[Records excerpted from a collection]

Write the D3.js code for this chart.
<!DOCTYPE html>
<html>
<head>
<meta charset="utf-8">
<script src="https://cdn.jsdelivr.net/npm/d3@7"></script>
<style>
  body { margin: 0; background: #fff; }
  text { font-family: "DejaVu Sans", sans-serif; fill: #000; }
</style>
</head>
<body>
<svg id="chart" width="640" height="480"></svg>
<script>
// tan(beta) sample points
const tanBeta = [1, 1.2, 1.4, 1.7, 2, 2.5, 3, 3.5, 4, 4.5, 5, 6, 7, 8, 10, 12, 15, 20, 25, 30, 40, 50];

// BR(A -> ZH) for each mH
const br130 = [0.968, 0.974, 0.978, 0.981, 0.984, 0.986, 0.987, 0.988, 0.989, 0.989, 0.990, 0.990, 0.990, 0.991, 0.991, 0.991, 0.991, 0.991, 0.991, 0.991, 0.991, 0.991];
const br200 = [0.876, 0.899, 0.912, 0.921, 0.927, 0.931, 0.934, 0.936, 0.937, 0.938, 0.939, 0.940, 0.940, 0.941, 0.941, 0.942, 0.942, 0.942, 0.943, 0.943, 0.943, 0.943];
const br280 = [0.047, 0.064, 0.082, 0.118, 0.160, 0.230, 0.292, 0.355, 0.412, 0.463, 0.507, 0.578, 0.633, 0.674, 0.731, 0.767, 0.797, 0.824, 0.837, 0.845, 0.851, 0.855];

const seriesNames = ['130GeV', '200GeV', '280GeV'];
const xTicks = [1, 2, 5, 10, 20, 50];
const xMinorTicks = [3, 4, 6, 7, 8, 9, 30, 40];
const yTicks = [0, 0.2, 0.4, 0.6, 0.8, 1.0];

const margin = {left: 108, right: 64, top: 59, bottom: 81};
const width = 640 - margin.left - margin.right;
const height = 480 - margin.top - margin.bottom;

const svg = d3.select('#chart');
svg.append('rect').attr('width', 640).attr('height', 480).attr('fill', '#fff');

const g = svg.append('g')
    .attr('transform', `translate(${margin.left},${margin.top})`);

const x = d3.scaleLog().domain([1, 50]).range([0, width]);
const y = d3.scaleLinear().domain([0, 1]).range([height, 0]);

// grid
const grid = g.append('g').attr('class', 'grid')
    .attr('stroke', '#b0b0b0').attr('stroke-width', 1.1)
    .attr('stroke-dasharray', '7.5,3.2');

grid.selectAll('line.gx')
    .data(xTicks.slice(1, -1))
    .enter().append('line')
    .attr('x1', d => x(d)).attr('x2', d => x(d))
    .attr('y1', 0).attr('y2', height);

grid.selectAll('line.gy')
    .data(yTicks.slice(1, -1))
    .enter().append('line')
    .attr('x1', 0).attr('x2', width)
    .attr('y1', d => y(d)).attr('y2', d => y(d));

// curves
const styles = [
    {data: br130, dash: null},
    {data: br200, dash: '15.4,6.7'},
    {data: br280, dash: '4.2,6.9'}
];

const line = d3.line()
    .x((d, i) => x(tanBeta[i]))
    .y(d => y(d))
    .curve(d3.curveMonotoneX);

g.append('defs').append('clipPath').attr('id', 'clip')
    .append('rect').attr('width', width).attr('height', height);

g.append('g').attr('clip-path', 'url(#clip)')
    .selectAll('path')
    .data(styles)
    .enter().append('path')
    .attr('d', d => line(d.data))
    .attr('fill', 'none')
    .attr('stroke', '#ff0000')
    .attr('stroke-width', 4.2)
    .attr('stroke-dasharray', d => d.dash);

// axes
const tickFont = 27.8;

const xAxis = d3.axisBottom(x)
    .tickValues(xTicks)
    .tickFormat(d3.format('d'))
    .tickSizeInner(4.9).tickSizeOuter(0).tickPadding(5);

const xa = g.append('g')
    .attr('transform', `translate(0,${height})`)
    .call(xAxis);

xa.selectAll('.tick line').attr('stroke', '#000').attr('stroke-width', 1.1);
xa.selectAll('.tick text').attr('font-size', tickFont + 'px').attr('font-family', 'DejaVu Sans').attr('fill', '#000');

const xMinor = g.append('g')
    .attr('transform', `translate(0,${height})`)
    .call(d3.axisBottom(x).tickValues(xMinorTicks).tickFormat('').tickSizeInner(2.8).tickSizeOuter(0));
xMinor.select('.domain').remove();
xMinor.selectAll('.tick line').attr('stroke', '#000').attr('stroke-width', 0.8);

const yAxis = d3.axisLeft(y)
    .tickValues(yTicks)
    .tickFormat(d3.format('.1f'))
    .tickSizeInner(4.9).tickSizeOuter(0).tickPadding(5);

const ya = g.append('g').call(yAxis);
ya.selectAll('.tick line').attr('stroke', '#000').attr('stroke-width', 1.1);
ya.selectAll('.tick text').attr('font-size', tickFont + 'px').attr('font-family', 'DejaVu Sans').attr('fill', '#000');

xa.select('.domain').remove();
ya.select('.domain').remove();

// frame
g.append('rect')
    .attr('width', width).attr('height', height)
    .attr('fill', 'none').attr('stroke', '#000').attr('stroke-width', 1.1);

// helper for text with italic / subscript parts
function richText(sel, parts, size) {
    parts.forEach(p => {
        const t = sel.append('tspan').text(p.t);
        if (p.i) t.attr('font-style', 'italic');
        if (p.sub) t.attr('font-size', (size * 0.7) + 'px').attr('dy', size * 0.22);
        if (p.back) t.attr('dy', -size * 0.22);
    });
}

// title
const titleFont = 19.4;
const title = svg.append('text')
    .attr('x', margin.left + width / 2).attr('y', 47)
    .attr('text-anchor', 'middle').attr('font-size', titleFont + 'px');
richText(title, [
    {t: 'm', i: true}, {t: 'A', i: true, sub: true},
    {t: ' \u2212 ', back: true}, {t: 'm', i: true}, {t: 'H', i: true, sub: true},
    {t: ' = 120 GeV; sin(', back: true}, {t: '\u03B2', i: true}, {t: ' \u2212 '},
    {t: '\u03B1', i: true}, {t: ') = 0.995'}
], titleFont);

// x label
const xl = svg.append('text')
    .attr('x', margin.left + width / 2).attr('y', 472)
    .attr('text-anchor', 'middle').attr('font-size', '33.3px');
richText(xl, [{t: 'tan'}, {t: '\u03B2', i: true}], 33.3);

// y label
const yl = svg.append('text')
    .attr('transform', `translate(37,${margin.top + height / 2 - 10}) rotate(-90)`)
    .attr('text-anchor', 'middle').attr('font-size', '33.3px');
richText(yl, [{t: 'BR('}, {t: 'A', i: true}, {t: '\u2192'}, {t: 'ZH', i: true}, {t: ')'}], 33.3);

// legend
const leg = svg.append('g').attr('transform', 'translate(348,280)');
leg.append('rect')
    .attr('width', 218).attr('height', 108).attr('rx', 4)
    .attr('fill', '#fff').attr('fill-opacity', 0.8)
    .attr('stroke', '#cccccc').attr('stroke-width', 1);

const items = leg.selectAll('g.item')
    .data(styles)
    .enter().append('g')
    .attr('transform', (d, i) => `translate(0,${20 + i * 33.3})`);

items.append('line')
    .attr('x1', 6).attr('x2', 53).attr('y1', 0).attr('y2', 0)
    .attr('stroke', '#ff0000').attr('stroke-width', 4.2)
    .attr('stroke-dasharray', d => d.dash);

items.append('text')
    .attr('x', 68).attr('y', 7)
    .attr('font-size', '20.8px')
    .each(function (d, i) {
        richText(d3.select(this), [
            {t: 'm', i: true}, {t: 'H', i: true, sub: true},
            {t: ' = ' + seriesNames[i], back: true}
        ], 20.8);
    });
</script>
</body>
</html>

* * *

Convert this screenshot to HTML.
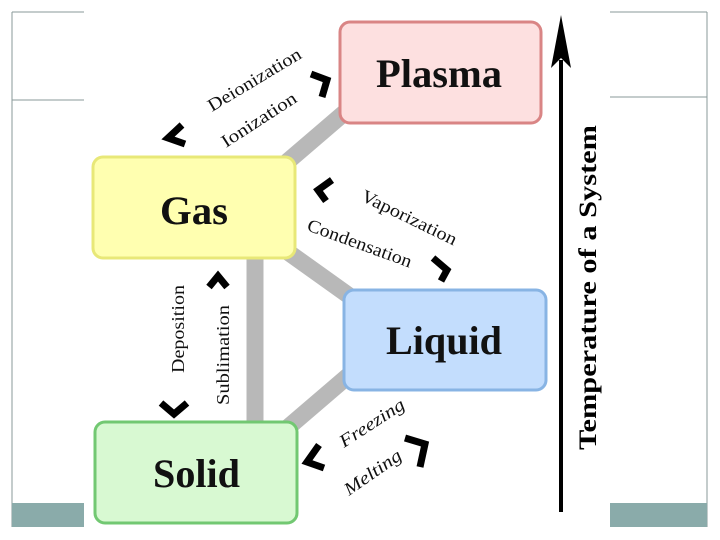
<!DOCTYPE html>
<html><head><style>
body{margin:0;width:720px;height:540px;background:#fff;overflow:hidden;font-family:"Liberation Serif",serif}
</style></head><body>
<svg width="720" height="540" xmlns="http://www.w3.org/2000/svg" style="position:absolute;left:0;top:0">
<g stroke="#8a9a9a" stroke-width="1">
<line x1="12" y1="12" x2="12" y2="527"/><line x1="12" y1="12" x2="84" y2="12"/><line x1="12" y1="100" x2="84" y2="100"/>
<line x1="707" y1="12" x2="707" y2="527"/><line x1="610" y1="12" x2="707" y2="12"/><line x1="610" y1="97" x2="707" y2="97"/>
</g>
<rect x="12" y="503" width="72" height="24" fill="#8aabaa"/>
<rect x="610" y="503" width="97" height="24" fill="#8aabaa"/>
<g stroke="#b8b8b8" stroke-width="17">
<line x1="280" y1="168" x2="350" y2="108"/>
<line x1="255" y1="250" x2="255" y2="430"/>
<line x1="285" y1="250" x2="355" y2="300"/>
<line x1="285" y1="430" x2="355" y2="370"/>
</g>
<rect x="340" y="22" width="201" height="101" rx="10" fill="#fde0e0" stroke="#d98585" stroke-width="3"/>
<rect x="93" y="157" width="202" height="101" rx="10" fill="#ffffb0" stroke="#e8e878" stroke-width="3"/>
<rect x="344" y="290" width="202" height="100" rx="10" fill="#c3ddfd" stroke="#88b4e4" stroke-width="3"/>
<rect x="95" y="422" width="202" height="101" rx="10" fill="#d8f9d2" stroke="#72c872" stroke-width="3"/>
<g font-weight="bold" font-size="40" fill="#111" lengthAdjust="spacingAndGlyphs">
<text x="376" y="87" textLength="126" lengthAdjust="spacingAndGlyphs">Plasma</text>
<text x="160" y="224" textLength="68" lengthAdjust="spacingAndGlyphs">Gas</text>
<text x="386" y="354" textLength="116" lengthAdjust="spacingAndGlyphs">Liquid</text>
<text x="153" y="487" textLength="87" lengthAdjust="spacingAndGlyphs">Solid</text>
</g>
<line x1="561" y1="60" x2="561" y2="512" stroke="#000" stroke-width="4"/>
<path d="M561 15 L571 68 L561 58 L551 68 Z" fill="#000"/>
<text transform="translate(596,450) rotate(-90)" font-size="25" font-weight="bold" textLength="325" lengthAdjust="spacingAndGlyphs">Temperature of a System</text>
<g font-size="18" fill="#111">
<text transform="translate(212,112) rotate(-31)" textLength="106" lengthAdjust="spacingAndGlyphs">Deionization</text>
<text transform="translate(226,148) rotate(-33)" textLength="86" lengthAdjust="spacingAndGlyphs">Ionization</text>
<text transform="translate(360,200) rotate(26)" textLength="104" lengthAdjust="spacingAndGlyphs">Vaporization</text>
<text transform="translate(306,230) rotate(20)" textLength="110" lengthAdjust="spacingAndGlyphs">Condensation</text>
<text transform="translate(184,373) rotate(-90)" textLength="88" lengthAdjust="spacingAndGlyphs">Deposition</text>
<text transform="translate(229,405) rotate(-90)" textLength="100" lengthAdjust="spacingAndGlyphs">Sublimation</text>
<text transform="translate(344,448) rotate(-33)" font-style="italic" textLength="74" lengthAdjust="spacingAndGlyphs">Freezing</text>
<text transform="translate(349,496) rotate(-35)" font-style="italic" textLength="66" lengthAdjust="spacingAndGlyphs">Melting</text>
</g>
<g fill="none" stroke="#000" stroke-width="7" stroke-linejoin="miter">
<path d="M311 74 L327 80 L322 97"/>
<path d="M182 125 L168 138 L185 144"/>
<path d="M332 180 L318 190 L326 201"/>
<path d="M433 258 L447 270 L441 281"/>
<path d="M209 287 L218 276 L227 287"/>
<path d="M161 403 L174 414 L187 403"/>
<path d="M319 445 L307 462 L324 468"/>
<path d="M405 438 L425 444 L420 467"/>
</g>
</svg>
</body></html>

## AIM
Give the exact lines, and only those, from the line containing "Write the D3.js code for this chart." through the line containing "const yTicks = [0, 0.2, 0.4, 0.6, 0.8, 1.0];" in the entries above.

## SOLUTION TO THE PROBLEM
Write the D3.js code for this chart.
<!DOCTYPE html>
<html>
<head>
<meta charset="utf-8">
<script src="https://cdn.jsdelivr.net/npm/d3@7"></script>
<style>
  body { margin: 0; background: #fff; }
  text { font-family: "DejaVu Sans", sans-serif; fill: #000; }
</style>
</head>
<body>
<svg id="chart" width="640" height="480"></svg>
<script>
// tan(beta) sample points
const tanBeta = [1, 1.2, 1.4, 1.7, 2, 2.5, 3, 3.5, 4, 4.5, 5, 6, 7, 8, 10, 12, 15, 20, 25, 30, 40, 50];

// BR(A -> ZH) for each mH
const br130 = [0.968, 0.974, 0.978, 0.981, 0.984, 0.986, 0.987, 0.988, 0.989, 0.989, 0.990, 0.990, 0.990, 0.991, 0.991, 0.991, 0.991, 0.991, 0.991, 0.991, 0.991, 0.991];
const br200 = [0.876, 0.899, 0.912, 0.921, 0.927, 0.931, 0.934, 0.936, 0.937, 0.938, 0.939, 0.940, 0.940, 0.941, 0.941, 0.942, 0.942, 0.942, 0.943, 0.943, 0.943, 0.943];
const br280 = [0.047, 0.064, 0.082, 0.118, 0.160, 0.230, 0.292, 0.355, 0.412, 0.463, 0.507, 0.578, 0.633, 0.674, 0.731, 0.767, 0.797, 0.824, 0.837, 0.845, 0.851, 0.855];

const seriesNames = ['130GeV', '200GeV', '280GeV'];
const xTicks = [1, 2, 5, 10, 20, 50];
const xMinorTicks = [3, 4, 6, 7, 8, 9, 30, 40];
const yTicks = [0, 0.2, 0.4, 0.6, 0.8, 1.0];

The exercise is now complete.